Cubs Win! Cubs Win! Next Year Finally Arrives
I grew up the son of a Chicago born, life long Cubs fan. But I grew up in the Florida panhandle in the 50s and 60s. My first team was the NY Yankees. My first professional baseball game was a Yankees game at Yankee Stadium. I have fuzzy black and white photos taken from behind the Yankees dugout of Mickey Mantle, Roger Maris and Elston Howard.
But dad was a Cubs fan. He died 12/30/13 and is buried in his favorite Cubs jacket. He lived a tortured life, as most Cubs fans do. When we moved from Florida to Connecticut in the summer of 1967 my dad went a few months ahead of us while we finished out the school year. I will never forget the call we got from him one night, probably in May of that year, telling us he got a job playing first base for the New York Mets. Actually, it was first bass., as in tuba. You see, he was a Dixieland jazz musician and he’d been hired as a part of Joel Schiavone’s “Your Father’s Mustache”, a chain of Dixieland jazz night clubs throughout the Northeast. Besides playing in the night club in Pt. Pleasant New Jersey and Greenwich Village, he played with the band at Shea Stadium behind home plate at every Met’s home game that summer of ’67.
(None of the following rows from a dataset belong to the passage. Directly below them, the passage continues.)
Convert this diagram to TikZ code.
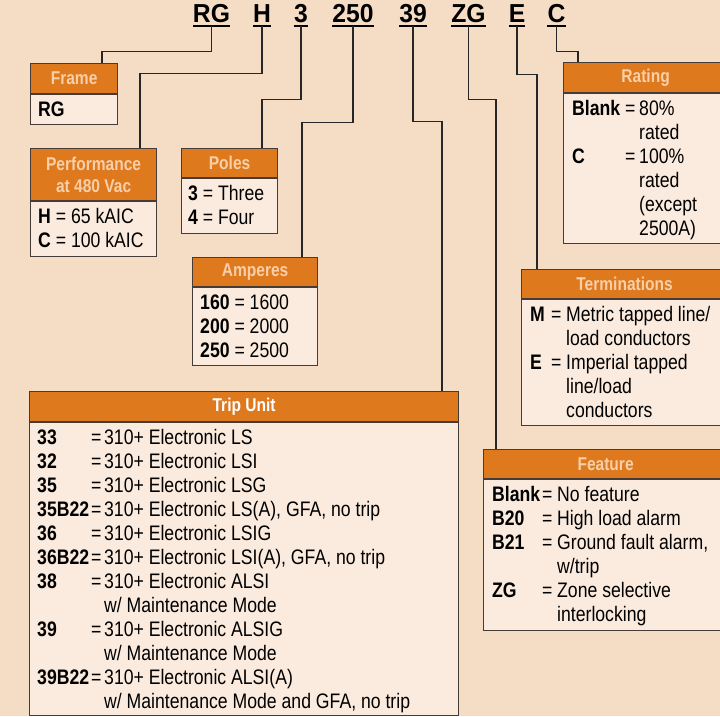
\documentclass[tikz,border=0pt]{standalone}
\usepackage{fontspec}
\setmainfont[FakeStretch=0.84]{Liberation Sans}
\newfontfamily\codefont[FakeStretch=0.95]{Liberation Sans}
\usetikzlibrary{positioning}
\definecolor{pagebg}{RGB}{245,221,197}
\definecolor{bodyfill}{RGB}{251,235,222}
\definecolor{hdrorange}{RGB}{222,121,30}
\definecolor{hdrtext}{RGB}{248,207,168}
\definecolor{boxline}{RGB}{70,60,55}

\begin{document}
\begin{tikzpicture}[
    x=1pt, y=-1pt,
    code/.style={font=\codefont\bfseries\fontsize{26}{28}\selectfont, inner xsep=0pt,
                 inner ysep=4pt, text depth=0pt, anchor=base},
    uline/.style={line width=2pt},
    hdr/.style={draw=boxline, fill=hdrorange, text=hdrtext, line width=1.2pt, inner sep=0pt,
                anchor=north west, align=center, font=\fontsize{18.5}{22}\selectfont\bfseries},
    bdy/.style={draw=boxline, fill=bodyfill, line width=1.2pt, inner sep=0pt, anchor=north west},
    txt/.style={inner sep=0pt, anchor=north west, font=\fontsize{21}{24}\selectfont},
    link/.style={line width=1.3pt, draw=black!85}
]
\clip (0,0) rectangle (720,716);
\fill[pagebg] (0,0) rectangle (720,716);

% catalog number
\node[code] (rg) at (211.5,22) {RG};
\node[code] (h) at (262,22) {H};
\node[code] (p3) at (301,22) {3};
\node[code] (a250) at (353,22) {250};
\node[code] (t39) at (413,22) {39};
\node[code] (zg) at (468.5,22) {ZG};
\node[code] (e) at (517,22) {E};
\node[code] (c) at (556.5,22) {C};
\foreach \c in {rg,h,p3,a250,t39,zg,e,c}
    \draw[uline] (\c.south west) -- (\c.south east);

% Frame
\node[hdr, minimum width=87pt, minimum height=30pt] (frame) at (30,63) {Frame};
\node[bdy, minimum width=87pt, minimum height=30pt] (frame-b) at (frame.south west) {};
\node[txt] (frame-t) at ([shift={(8,5.5)}]frame-b.north west)
    {\begin{tabular}{@{}l@{}}\textbf{RG}\end{tabular}};

% Performance
\node[hdr, minimum width=126pt, minimum height=52pt] (perf) at (30,148) {Performance\\at 480 Vac};
\node[bdy, minimum width=126pt, minimum height=55pt] (perf-b) at (perf.south west) {};
\node[txt] (perf-t) at ([shift={(8,5.5)}]perf-b.north west)
    {\begin{tabular}{@{}l@{}}\textbf{H} = 65 kAIC\\ \textbf{C} = 100 kAIC\end{tabular}};

% Poles
\node[hdr, minimum width=96pt, minimum height=29pt] (poles) at (181,148) {Poles};
\node[bdy, minimum width=96pt, minimum height=55pt] (poles-b) at (poles.south west) {};
\node[txt] (poles-t) at ([shift={(7,5.5)}]poles-b.north west)
    {\begin{tabular}{@{}l@{}}\textbf{3} = Three\\ \textbf{4} = Four\end{tabular}};

% Amperes
\node[hdr, minimum width=125pt, minimum height=29pt] (amps) at (192,257) {Amperes};
\node[bdy, minimum width=125pt, minimum height=78pt] (amps-b) at (amps.south west) {};
\node[txt] (amps-t) at ([shift={(8,5.5)}]amps-b.north west)
    {\begin{tabular}{@{}l@{}}\textbf{160} = 1600\\ \textbf{200} = 2000\\ \textbf{250} = 2500\end{tabular}};

% Trip Unit
\node[hdr, text=white, minimum width=429pt, minimum height=30pt] (trip) at (29,391) {Trip Unit};
\node[bdy, minimum width=429pt, minimum height=293pt] (trip-b) at (trip.south west) {};
\node[txt] (trip-t) at ([shift={(8,5.5)}]trip-b.north west)
    {\begin{tabular}{@{}p{54pt}@{}p{13pt}@{}l@{}}
     \textbf{33} & = & 310+ Electronic LS\\
     \textbf{32} & = & 310+ Electronic LSI\\
     \textbf{35} & = & 310+ Electronic LSG\\
     \textbf{35B22} & = & 310+ Electronic LS(A), GFA, no trip\\
     \textbf{36} & = & 310+ Electronic LSIG\\
     \textbf{36B22} & = & 310+ Electronic LSI(A), GFA, no trip\\
     \textbf{38} & = & 310+ Electronic ALSI\\
      & & w/ Maintenance Mode\\
     \textbf{39} & = & 310+ Electronic ALSIG\\
      & & w/ Maintenance Mode\\
     \textbf{39B22} & = & 310+ Electronic ALSI(A)\\
      & & w/ Maintenance Mode and GFA, no trip
     \end{tabular}};

% Rating
\node[hdr, minimum width=164pt, minimum height=30pt] (rate) at (563,62) {Rating};
\node[bdy, minimum width=164pt, minimum height=150pt] (rate-b) at (rate.south west) {};
\node[txt] (rate-t) at ([shift={(9,5.5)}]rate-b.north west)
    {\begin{tabular}{@{}p{53pt}@{}p{14pt}@{}l@{}}
     \textbf{Blank} & = & 80\%\\
      & & rated\\
     \textbf{C} & = & 100\%\\
      & & rated\\
      & & (except\\
      & & 2500A)
     \end{tabular}};

% Terminations
\node[hdr, minimum width=206pt, minimum height=29pt] (term) at (521,269) {Terminations};
\node[bdy, minimum width=206pt, minimum height=126pt] (term-b) at (term.south west) {};
\node[txt] (term-t) at ([shift={(9,5.5)}]term-b.north west)
    {\begin{tabular}{@{}p{21pt}@{}p{15pt}@{}l@{}}
     \textbf{M} & = & Metric tapped line/\\
      & & load conductors\\
     \textbf{E} & = & Imperial tapped\\
      & & line/load\\
      & & conductors
     \end{tabular}};

% Feature
\node[hdr, minimum width=244pt, minimum height=29pt] (feat) at (483,449) {Feature};
\node[bdy, minimum width=244pt, minimum height=151pt] (feat-b) at (feat.south west) {};
\node[txt] (feat-t) at ([shift={(9,5.5)}]feat-b.north west)
    {\begin{tabular}{@{}p{50pt}@{}p{15pt}@{}l@{}}
     \textbf{Blank} & = & No feature\\
     \textbf{B20} & = & High load alarm\\
     \textbf{B21} & = & Ground fault alarm,\\
      & & w/trip\\
     \textbf{ZG} & = & Zone selective\\
      & & interlocking
     \end{tabular}};

% connectors
\draw[link] (rg.south) -- ++(0,25) -| ([xshift=72pt]frame.north west);
\draw[link] (h.south) -- ++(0,47) -| ([xshift=110pt]perf.north west);
\draw[link] (p3.south) -- ++(0,73) -| ([xshift=81pt]poles.north west);
\draw[link] (a250.south) -- ++(0,96) -| ([xshift=110pt]amps.north west);
\draw[link] (t39.south) -- ++(0,95) -| ([xshift=413pt]trip.north west);
\draw[link] (zg.south) -- ++(0,73) -| ([xshift=13pt]feat.north west);
\draw[link] (e.south) -- ++(0,48) -| ([xshift=16pt]term.north west);
\draw[link] (c.south) -- ++(0,25) -| ([xshift=15pt]rate.north west);

\end{tikzpicture}
\end{document}
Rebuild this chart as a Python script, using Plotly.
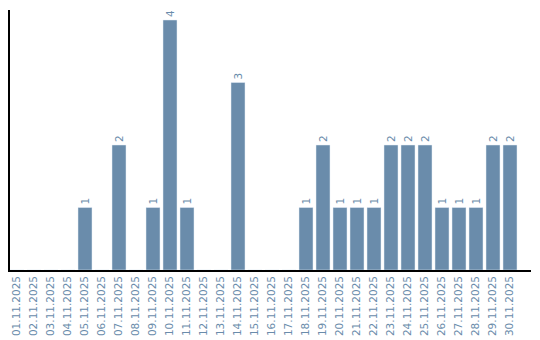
import plotly.graph_objects as go

dates = [f"{d:02d}.11.2025" for d in range(1, 31)]
values = [0, 0, 0, 0, 1, 0, 2, 0, 1, 4, 1, 0, 0, 3, 0, 0, 0, 1, 2, 1, 1, 1, 2, 2, 2, 1, 1, 1, 2, 2]
labels = [str(v) if v > 0 else "" for v in values]

color = "#6a8cab"
fam = "'DejaVu Sans', sans-serif"

fig = go.Figure(go.Bar(
    x=dates, y=values, text=labels, textposition="outside", textangle=-90,
    marker_color=color, cliponaxis=False,
    textfont=dict(family=fam, size=10.5, color=color),
))
fig.update_layout(
    width=540, height=340,
    margin=dict(l=10, r=9, t=10, b=70),
    plot_bgcolor="white", paper_bgcolor="white",
    bargap=3 / 17, showlegend=False,
    font=dict(family=fam, size=10.5, color=color),
)
fig.update_xaxes(type="category", range=[-0.412, 30.235], tickangle=-90, showline=True,
                 linecolor="black", linewidth=1.5, ticks="", showgrid=False, automargin=False,
                 tickfont=dict(family=fam, size=10.5, color=color))
fig.update_yaxes(range=[0, 4.16], showline=True, linecolor="black", linewidth=1.5,
                 showticklabels=False, ticks="", showgrid=False, zeroline=False, automargin=False)
fig.write_html("out.html")
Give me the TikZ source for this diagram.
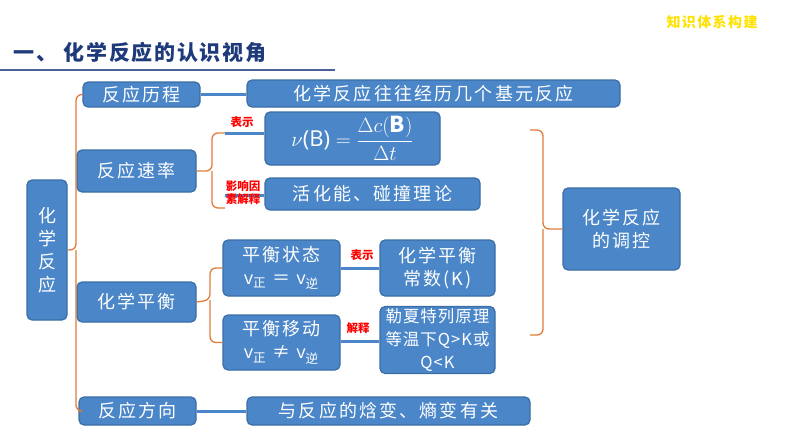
\documentclass[tikz,border=0pt]{standalone}
\usepackage{fontspec}
\setmainfont{Noto Sans CJK SC}
\newfontfamily\lat{Open Sans}
\usetikzlibrary{calc}
\definecolor{bfill}{HTML}{4A86C8}
\definecolor{bdraw}{HTML}{3A6EA5}
\definecolor{brc}{HTML}{E07B39}
\definecolor{ttl}{HTML}{1F3A7A}
\tikzset{
 bx/.style={draw=bdraw,fill=bfill,line width=1.2pt,rounded corners=5pt,text=white,font=\fontsize{18}{23}\selectfont\addfontfeature{LetterSpace=12},align=center,inner sep=2pt},
 ln/.style={draw=bfill,line width=3pt},
 br/.style={draw=brc,line width=1.3pt,rounded corners=6pt},
 lab/.style={text=red,font=\bfseries\fontsize{11.5}{13}\selectfont,align=left,inner sep=0pt}
}
\newcommand{\bxat}[6]{\node[bx,minimum width=#4-#2,minimum height=#5-#3] (#1) at ({(#2+#4)/2},{(#3+#5)/2}) {#6};}
\newcommand{\sm}{\fontsize{16.5}{19}\selectfont\addfontfeature{LetterSpace=6}}
\begin{document}
\begin{tikzpicture}[x=1pt,y=-1pt]
\useasboundingbox (0,0) rectangle (794,447);
\node[text=yellow!85!orange,font=\bfseries\fontsize{14}{16}\selectfont\addfontfeature{LetterSpace=10}] (tr) at (712,22) {知识体系构建};
\node[text=ttl,font=\bfseries\fontsize{21}{24}\selectfont\addfontfeature{LetterSpace=8},anchor=west] (title) at (10,52) {一、 化学反应的认识视角};
\coordinate (ul1) at (0,70); \coordinate (ul2) at (335,70);
\draw[line width=2pt,draw=ttl!80] (ul1) -- (ul2);
\bxat{hx}{27}{180}{67}{320}{化\\学\\反\\应}
\bxat{lc}{83}{82}{200}{107}{反应历程}
\bxat{lcr}{247}{80}{620}{107}{化学反应往往经历几个基元反应}
\bxat{sl}{77}{150}{196}{192}{反应速率}
\bxat{fm}{265}{112}{440}{165}{\lat\fontsize{22}{24}\selectfont $\nu$(B) $=\displaystyle\frac{\Delta c(\mathbf{B})}{\Delta t}$}
\bxat{hh}{265}{178}{480}{210}{活化能、碰撞理论}
\bxat{ph}{77}{282}{196}{322}{化学平衡}
\bxat{zt}{223}{240}{340}{296}{平衡状态\\{\lat v}\textsubscript{正} ＝ {\lat v}\textsubscript{逆}}
\bxat{cs}{380}{240}{495}{296}{化学平衡\\常数(K)}
\bxat{yd}{223}{315}{340}{370}{平衡移动\\{\lat v}\textsubscript{正} ≠ {\lat v}\textsubscript{逆}}
\bxat{lx}{380}{308}{495}{372}{\sm 勒夏特列原理\\\sm 等温下Q>K或\\\sm Q<K}
\bxat{fx}{79}{397}{196}{425}{反应方向}
\bxat{hb}{247}{397}{530}{425}{与反应的焓变、熵变有关}
\bxat{tk}{563}{188}{680}{270}{化学反应\\的调控}
% braces
\draw[br] (lc.west) -| (76,250) -- (hx.east);
\draw[br] (fx.west) -| (76,250);
\draw[br] (225,133) -- (212,133) -- (212,171) -- (sl.east);
\draw[br] (225,208) -- (212,208) -- (212,171);
\draw[br] (zt.west) -| (210,300) -- (ph.east);
\draw[br] (yd.west) -| (210,300);
\draw[br] (530,130) -- (543,130) -- (543,229) -- (tk.west);
\draw[br] (530,335) -- (543,335) -- (543,229);
% connectors
\draw[ln] (lc.east) -- (lc.east-|lcr.west);
\coordinate (a1) at (225,133); \draw[ln] (a1) -- (a1-|fm.west);
\coordinate (a2) at (225,195); \draw[ln] (a2) -- (a2-|hh.west);
\draw[ln] (zt.east|-0,268) -- (cs.west|-0,268);
\draw[ln] (yd.east|-0,341) -- (lx.west|-0,341);
\draw[ln] (fx.east) -- (hb.west);
\node[lab] (l1) at (242,122) {表示};
\node[lab] (l2) at (243,193) {影响因\\素解释};
\node[lab] (l3) at (362,255) {表示};
\node[lab] (l4) at (358,328) {解释};
\end{tikzpicture}
\end{document}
We joined dad in Milford, CT in June and I went to a lot of Mets games that summer. We hung out with the band behind home plate. We sat with Nancy Seaver and the rest of the player’s wives. There were always lots of empty seats. Before each game we got waited with the band in the Jet’s locker room, which was right next to the Met’s club house. We had access to talk to the players, get autographs and just hang out before the games. I was 12. It was a blast and a memory I will cherish forever.
Dad continued to study baseball stats and suffer with each passing Cubs season. Next year. It was always “we’ll get ‘em next year”.
When I moved to San Diego in the late 70s, I found myself driving around the county in a sales job and I had a lot of time to listen games on the radio with Tony Gwynn and the Padres and I became a Padres fan. I was a devoted fan and attended many games including the 1984 playoffs vs. the Cubs, (the most exciting playoff moment in my life was Steve Garvey poking a homer over the right field wall to win the series.) and both Padres World Series appearances; in 1984 vs. the Detroit Tigers and 1998 against the Yankees.
I got tickets for game 4 of the 1998 World Series
with the Padres being eliminated 4 games to none at Jack Murphy aka Qualcomm Stadium. We laugh in my family because I scored the tickets at work on game day and came home, and of course took my son to the game. This was much to the dismay of my daughter who was 7 at the time. As we drove off, she had a bit of a tantrum claiming; “I never get to go to the World Series”. As sad and sorry as I was about slighting her, we had to laugh at her reaction, joking that my dad was about 70 years old at the time, and he too had never gotten to go to a World Series game. We still laugh about it and I’m still paying for it.
with the Padres being eliminated 4 games to none at Jack Murphy aka Qualcomm Stadium. We laugh in my family because I scored the tickets at work on game day and came home, and of course took my son to the game. This was much to the dismay of my daughter who was 7 at the time. As we drove off, she had a bit of a tantrum claiming; “I never get to go to the World Series”. As sad and sorry as I was about slighting her, we had to laugh at her reaction, joking that my dad was about 70 years old at the time, and he too had never gotten to go to a World Series game. We still laugh about it and I’m still paying for it.
Since then, the Padres have been a terrible disappointment with their ownership not having the money or commitment to field a competitive team. They have a cycle. They are awful, but every few years their homegrown talent matures to the point where they start to be competitive, only to be traded away to wealthier, larger market teams as soon as they show promise. My dad hated the economic structure of MLB. He detested the way that large market teams had the money and could buy their way to championships. He especially hated George Steinbrenner.
Game 6 of The National League Championship series of 2003 was the straw that broke the camel’s back for my dad. For the first time since 1945, the Cubs were on the verge of winning the National League Championship. In the bottom of the 8th inning with the Cubs leading 3 games to 2 and one out, a life long Cubs fan named Steve Bartman reached out with a number of other fans for a foul ball, but it was Bartman who interfered with Moises Alou’s ability to catch the ball for what would have been the 2nd out. The Cubs were leading the game 3-0 and would have been 4 outs away from clinching the series and heading to the World Series. Instead, the Marlins went on to score 8 runs in the inning, winning the game 8-3. The Cubs were eliminated the next day. My father was despondent and switched his allegiance for the remainder of his days to the Boston Red Sox, after which he was immediately rewarded with the first of three world series championships in 2004.